BEGIN DATA RECORDS

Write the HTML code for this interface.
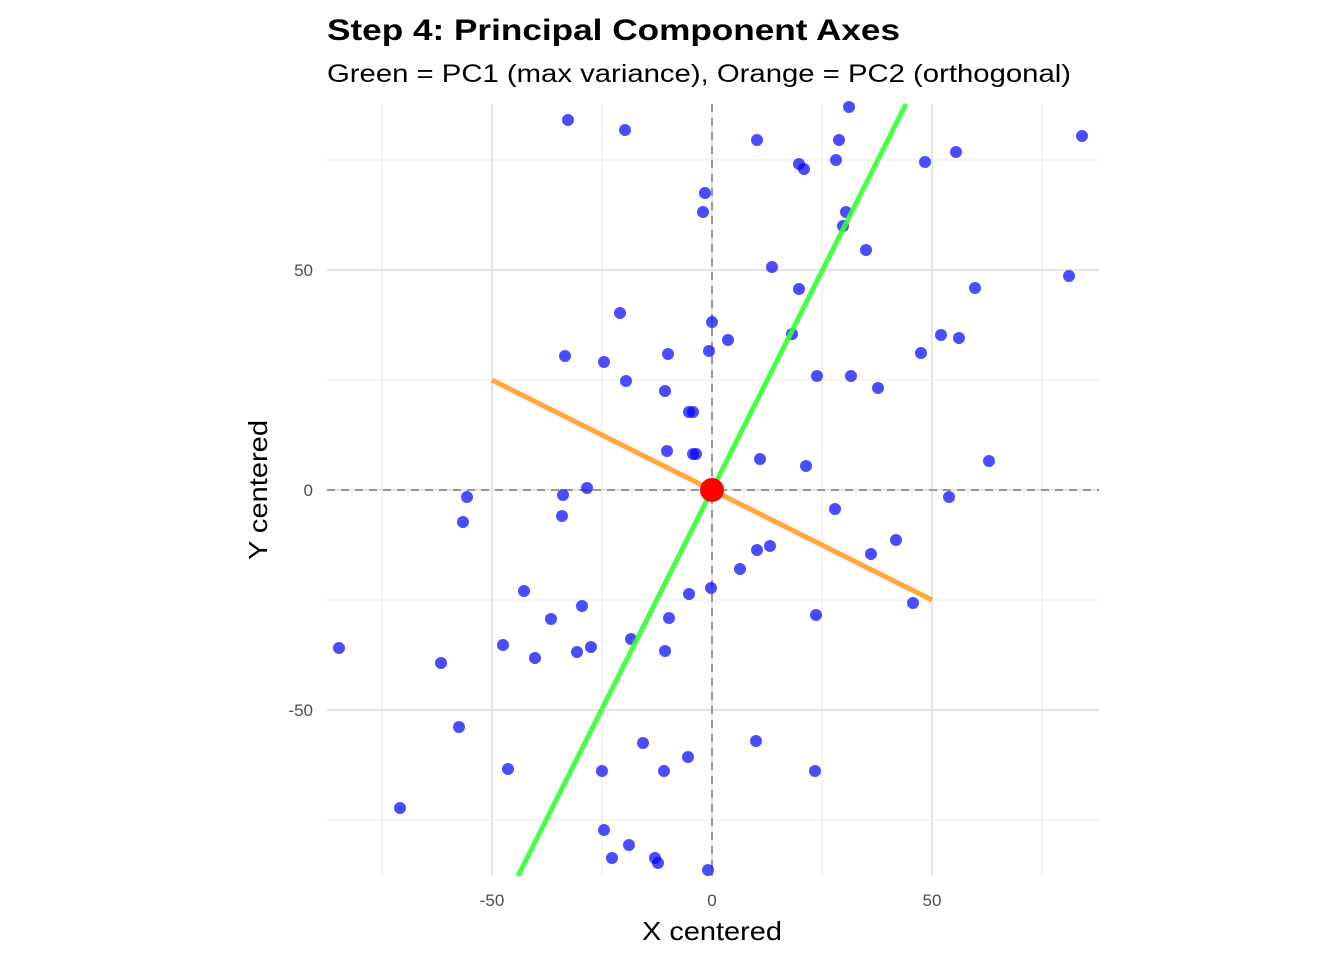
<!DOCTYPE html>
<html><head><meta charset="utf-8"><style>html,body{margin:0;padding:0;background:#fff}svg{display:block}</style></head>
<body>
<svg width="1344" height="960" xmlns="http://www.w3.org/2000/svg" font-family="Liberation Sans, sans-serif">
<rect width="1344" height="960" fill="#fff"/>
<g stroke="#ebebeb" stroke-width="1.1">
<line x1="382" y1="104" x2="382" y2="876"/><line x1="602" y1="104" x2="602" y2="876"/><line x1="822" y1="104" x2="822" y2="876"/><line x1="1042" y1="104" x2="1042" y2="876"/>
<line x1="327" y1="160" x2="1099" y2="160"/><line x1="327" y1="380" x2="1099" y2="380"/><line x1="327" y1="600" x2="1099" y2="600"/><line x1="327" y1="820" x2="1099" y2="820"/>
</g>
<g stroke="#e5e5e5" stroke-width="2.2">
<line x1="492" y1="104" x2="492" y2="876"/><line x1="712" y1="104" x2="712" y2="876"/><line x1="932" y1="104" x2="932" y2="876"/>
<line x1="327" y1="270" x2="1099" y2="270"/><line x1="327" y1="490" x2="1099" y2="490"/><line x1="327" y1="710" x2="1099" y2="710"/>
</g>
<g stroke="#999" stroke-width="2" stroke-dasharray="8,6">
<line x1="712" y1="104" x2="712" y2="876"/><line x1="327" y1="490" x2="1099" y2="490"/>
</g>
<g fill="#0000ff" fill-opacity="0.7">
<circle cx="568" cy="120" r="6"/><circle cx="625" cy="130" r="6"/><circle cx="849" cy="107" r="6"/><circle cx="757" cy="140" r="6"/><circle cx="839" cy="140" r="6"/><circle cx="1082" cy="136" r="6"/><circle cx="799" cy="164" r="6"/><circle cx="804" cy="169" r="6"/><circle cx="836" cy="160" r="6"/><circle cx="956" cy="152" r="6"/><circle cx="925" cy="162" r="6"/><circle cx="705" cy="193" r="6"/><circle cx="703" cy="212" r="6"/><circle cx="846" cy="212" r="6"/><circle cx="843" cy="226" r="6"/><circle cx="866" cy="250" r="6"/><circle cx="772" cy="267" r="6"/><circle cx="1069" cy="276" r="6"/><circle cx="975" cy="288" r="6"/><circle cx="799" cy="289" r="6"/><circle cx="620" cy="313" r="6"/><circle cx="712" cy="322" r="6"/><circle cx="728" cy="340" r="6"/><circle cx="941" cy="335" r="6"/><circle cx="959" cy="338" r="6"/><circle cx="565" cy="356" r="6"/><circle cx="604" cy="362" r="6"/><circle cx="668" cy="354" r="6"/><circle cx="709" cy="351" r="6"/><circle cx="792" cy="334" r="6"/><circle cx="921" cy="353" r="6"/><circle cx="626" cy="381" r="6"/><circle cx="817" cy="376" r="6"/><circle cx="851" cy="376" r="6"/><circle cx="878" cy="388" r="6"/><circle cx="665" cy="391" r="6"/><circle cx="689" cy="412" r="6"/><circle cx="693" cy="412" r="6"/><circle cx="667" cy="451" r="6"/><circle cx="693" cy="454" r="6"/><circle cx="696" cy="454" r="6"/><circle cx="760" cy="459" r="6"/><circle cx="806" cy="466" r="6"/><circle cx="989" cy="461" r="6"/><circle cx="467" cy="497" r="6"/><circle cx="587" cy="488" r="6"/><circle cx="563" cy="495" r="6"/><circle cx="949" cy="497" r="6"/><circle cx="463" cy="522" r="6"/><circle cx="562" cy="516" r="6"/><circle cx="835" cy="509" r="6"/><circle cx="896" cy="540" r="6"/><circle cx="770" cy="546" r="6"/><circle cx="757" cy="550" r="6"/><circle cx="871" cy="554" r="6"/><circle cx="740" cy="569" r="6"/><circle cx="711" cy="588" r="6"/><circle cx="524" cy="591" r="6"/><circle cx="689" cy="594" r="6"/><circle cx="582" cy="606" r="6"/><circle cx="913" cy="603" r="6"/><circle cx="551" cy="619" r="6"/><circle cx="669" cy="618" r="6"/><circle cx="816" cy="615" r="6"/><circle cx="631" cy="639" r="6"/><circle cx="503" cy="645" r="6"/><circle cx="591" cy="647" r="6"/><circle cx="577" cy="652" r="6"/><circle cx="665" cy="651" r="6"/><circle cx="339" cy="648" r="6"/><circle cx="535" cy="658" r="6"/><circle cx="441" cy="663" r="6"/><circle cx="459" cy="727" r="6"/><circle cx="643" cy="743" r="6"/><circle cx="756" cy="741" r="6"/><circle cx="688" cy="757" r="6"/><circle cx="508" cy="769" r="6"/><circle cx="602" cy="771" r="6"/><circle cx="664" cy="771" r="6"/><circle cx="815" cy="771" r="6"/><circle cx="400" cy="808" r="6"/><circle cx="604" cy="830" r="6"/><circle cx="629" cy="845" r="6"/><circle cx="612" cy="858" r="6"/><circle cx="655" cy="858" r="6"/><circle cx="658" cy="863" r="6"/><circle cx="708" cy="870" r="6"/>
</g>
<line x1="518" y1="876" x2="906" y2="104" stroke="#33ff33" stroke-opacity="0.9" stroke-width="5"/>
<line x1="492" y1="380" x2="932" y2="600" stroke="#ffa022" stroke-opacity="0.9" stroke-width="5"/>
<circle cx="712" cy="490" r="12" fill="#ff0000"/>
<g font-size="17" fill="#4d4d4d" text-anchor="middle">
<text x="492" y="906">-50</text><text x="712" y="906">0</text><text x="932" y="906">50</text>
</g>
<g font-size="17" fill="#4d4d4d" text-anchor="end">
<text x="313" y="276">50</text><text x="313" y="496">0</text><text x="313" y="716">-50</text>
</g>
<text x="642" y="940" font-size="26" textLength="140" lengthAdjust="spacingAndGlyphs" fill="#000">X centered</text>
<text transform="translate(267,560) rotate(-90)" font-size="26" textLength="140" lengthAdjust="spacingAndGlyphs" fill="#000">Y centered</text>
<text x="327" y="40" font-size="30" font-weight="bold" textLength="573" lengthAdjust="spacingAndGlyphs" fill="#000">Step 4: Principal Component Axes</text>
<text x="327" y="82" font-size="25" textLength="744" lengthAdjust="spacingAndGlyphs" fill="#000">Green = PC1 (max variance), Orange = PC2 (orthogonal)</text>
</svg>
</body></html>
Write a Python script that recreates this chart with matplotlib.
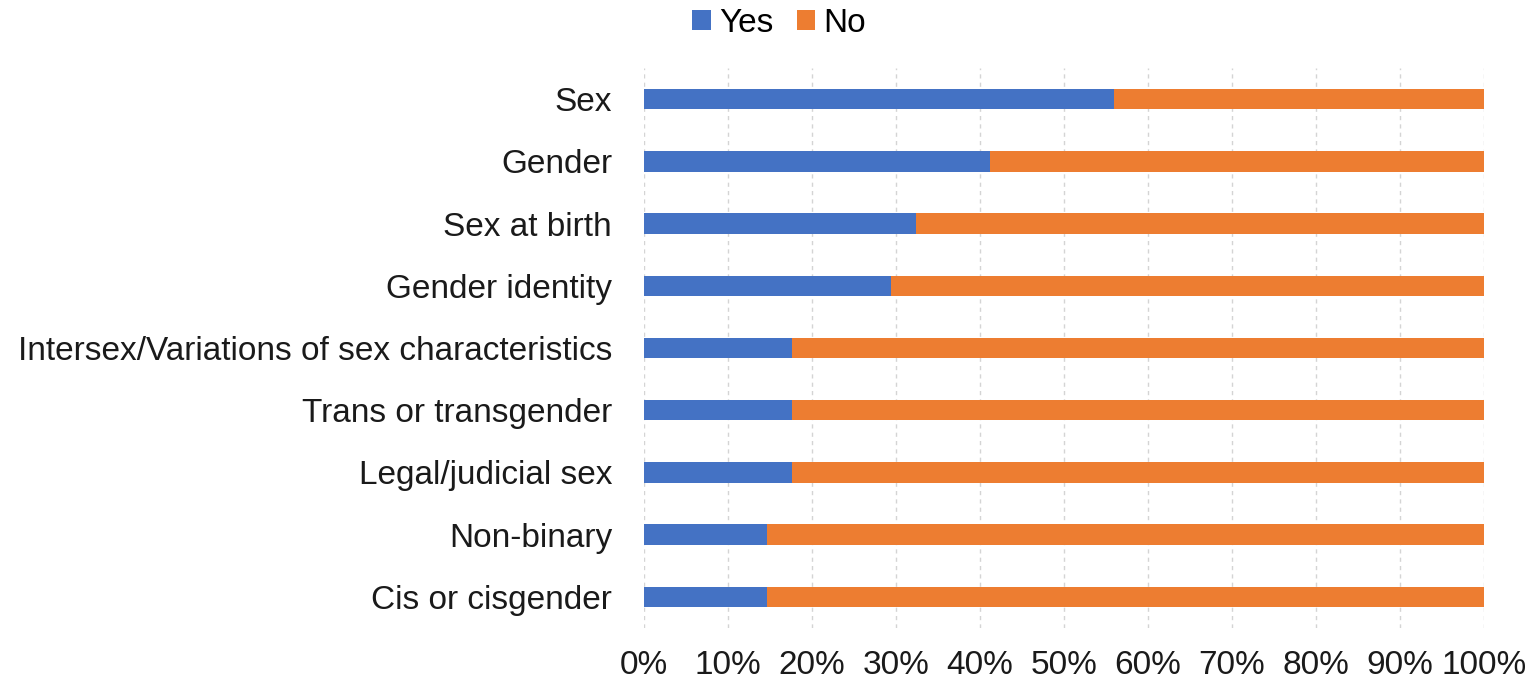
import numpy as np
import matplotlib.pyplot as plt

plt.rcParams['font.family'] = ['Liberation Sans', 'DejaVu Sans']

categories = ['Sex', 'Gender', 'Sex at birth', 'Gender identity',
              'Intersex/Variations of sex characteristics', 'Trans or transgender',
              'Legal/judicial sex', 'Non-binary', 'Cis or cisgender']
yes_pct = [55.9, 41.2, 32.4, 29.4, 17.6, 17.6, 17.6, 14.7, 14.7]
no_pct = [100 - v for v in yes_pct]
ticks = list(range(0, 101, 10))
tick_labels = ['%d%%' % t for t in ticks]

blue = '#4472C4'
orange = '#ED7D31'

fig = plt.figure(figsize=(15.3, 6.81), dpi=100)
ax = fig.add_axes([644/1530, 1 - 628/681, 840/1530, (628 - 68)/681])

y = np.arange(len(categories))
ax.barh(y, yes_pct, height=0.33, color=blue, label='Yes', zorder=3)
ax.barh(y, no_pct, left=yes_pct, height=0.33, color=orange, label='No', zorder=3)

ax.set_ylim(len(categories) - 0.5, -0.5)
ax.set_xlim(0, 100)
ax.set_yticks(y)
ax.set_yticklabels(categories, fontsize=24, color='#1a1a1a')
ax.set_xticks(ticks)
ax.set_xticklabels(tick_labels, fontsize=24, color='#1a1a1a')
ax.tick_params(length=0)
ax.tick_params(axis='y', pad=23)
ax.tick_params(axis='x', pad=16)
ax.xaxis.grid(True, linestyle=(0, (3, 3)), color='#d4d4d4', linewidth=1)
for s in ax.spines.values():
    s.set_visible(False)

ax.legend(loc='center', bbox_to_anchor=(779/1530, 1 - 23/681), bbox_transform=fig.transFigure,
          ncol=2, frameon=False, fontsize=24, handlelength=0.55, handleheight=0.55,
          handletextpad=0.25, columnspacing=0.7, borderpad=0)

fig.savefig('out.png', dpi=100)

END DATA RECORDS

* CHALLENGE *
Give only the number of lines in the data that include the string "this".

* THE RESPONSE *
2